Even the most beautiful locomotives, equipment and scenery are no pleasure if trains don’t stay on the track or don’t look great traveling along it. While prototypical modeling occasionally results in models that simply aren’t suited to reliable operation, most derailments and other operational and appearance issues can be traced to avoidable trackwork problems.

Remember that the Free-mo objective is to create trackwork that is as prototypical, operates as well, and looks as good as our best locomotives and rolling stock. This means that trackwork needs to be treated as an important part of overall modeling work and made as reliable and faithful to the prototype as prize models.

The time and care invested in every step of planning and installing track will invariably be paid back many times over. This is especially true for modular trackwork. While applicable to all trackwork, the emphasis in what follows is on Free-mo trackwork. Everything recommended here is intended to conform to the U.S. Free-mo standard. Northern California Free-mo has created a set of guidelines providing more detailed recommendations while remaining entirely consistent with the Free-mo standard. The group's DCC guidelines can be found in a separate document.

In many of the subjects covered, I emphasize the need for flatness, very gradual transitions between different track heights, etc. A good quality square, a long straightedge (like a metal yardstick) and straight and curved track templates that rest between the rails will help to determine if you have accomplished what you intended. Even though you have and use these tools, nothing will substitute for the following invaluable hint.

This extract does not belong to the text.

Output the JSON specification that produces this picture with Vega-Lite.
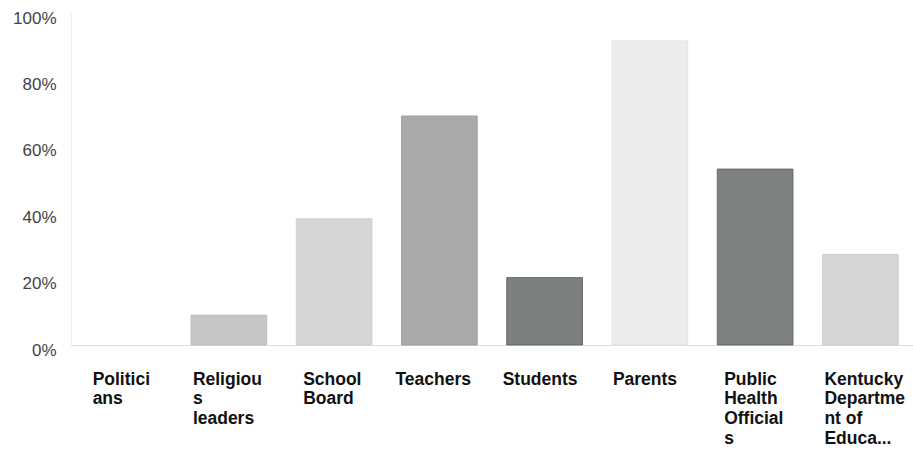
{
  "$schema": "https://vega.github.io/schema/vega-lite/v6.json",
  "width": 842,
  "height": 332,
  "autosize": {"type": "none"},
  "padding": {"left": 71, "top": 13, "right": 0, "bottom": 110},
  "background": "white",
  "config": {"view": {"stroke": null}},
  "data": {
    "values": [
      {"group": "Politicians", "share": 0},
      {"group": "Religious leaders", "share": 9},
      {"group": "School Board", "share": 38},
      {"group": "Teachers", "share": 69},
      {"group": "Students", "share": 20.3},
      {"group": "Parents", "share": 91.6},
      {"group": "Public Health Officials", "share": 53},
      {"group": "Kentucky Department of Education", "share": 27.3}
    ]
  },
  "mark": {"type": "bar", "strokeWidth": 1, "strokeOpacity": 0.8},
  "encoding": {
    "x": {
      "field": "group",
      "type": "nominal",
      "sort": null,
      "scale": {"paddingInner": 0.28, "paddingOuter": 0.14},
      "axis": {
        "title": null,
        "labelAngle": 0,
        "labelAlign": "left",
        "labelBaseline": "top",
        "labelPadding": 25,
        "labelFont": "Liberation Sans",
        "labelFontWeight": "bold",
        "labelFontSize": 17.5,
        "labelLineHeight": 19.7,
        "labelColor": "#111111",
        "labelLimit": 200,
        "labelOffset": {
          "condition": [
            {"test": "datum.value == 'Politicians'", "value": -31},
            {"test": "datum.value == 'Religious leaders'", "value": -36},
            {"test": "datum.value == 'School Board'", "value": -31},
            {"test": "datum.value == 'Teachers'", "value": -44},
            {"test": "datum.value == 'Students'", "value": -42},
            {"test": "datum.value == 'Parents'", "value": -37},
            {"test": "datum.value == 'Public Health Officials'", "value": -31}
          ],
          "value": -36
        },
        "ticks": false,
        "domain": true,
        "domainColor": "#dddddd",
        "labelExpr": "datum.value == 'Politicians' ? ['Politici','ans'] : datum.value == 'Religious leaders' ? ['Religiou','s','leaders'] : datum.value == 'School Board' ? ['School','Board'] : datum.value == 'Public Health Officials' ? ['Public','Health','Official','s'] : datum.value == 'Kentucky Department of Education' ? ['Kentucky','Departme','nt of','Educa...'] : datum.value"
      }
    },
    "y": {
      "field": "share",
      "type": "quantitative",
      "scale": {"domain": [0, 100], "nice": false},
      "axis": {
        "title": null,
        "values": [0, 20, 40, 60, 80, 100],
        "labelExpr": "datum.value + '%'",
        "grid": false,
        "ticks": false,
        "domain": true,
        "domainColor": "#eeeeee",
        "labelFont": "Liberation Sans",
        "labelFontSize": 17,
        "labelColor": "#444444",
        "labelPadding": 15,
        "labelOffset": 5
      }
    },
    "color": {
      "field": "group",
      "type": "nominal",
      "legend": null,
      "scale": {
        "domain": ["Politicians", "Religious leaders", "School Board", "Teachers", "Students", "Parents", "Public Health Officials", "Kentucky Department of Education"],
        "range": ["transparent", "#c6c6c6", "#d6d6d6", "#a9abaa", "#7c807e", "#ececee", "#7d827f", "#d5d5d5"]
      }
    },
    "stroke": {
      "field": "group",
      "type": "nominal",
      "legend": null,
      "scale": {
        "domain": ["Politicians", "Religious leaders", "School Board", "Teachers", "Students", "Parents", "Public Health Officials", "Kentucky Department of Education"],
        "range": ["transparent", "#bbbbbb", "#cccccc", "#9a9c9b", "#555a58", "#e2e2e4", "#5a5f5c", "#cacaca"]
      }
    }
  }
}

After using all the tools available to check your work, sight across and along the module framework, roadbed, and track at rail top level. It's often surprising what is revealed when you do. You'll observe things that your tools may not have exposed. Dips, rises, twists, kinks, crooked track and turnouts, and all manner of other deviations from perfect cabinetry and trackwork will show up with surprising clarity. Do this frequently as you progress through all phases of building your module and your track.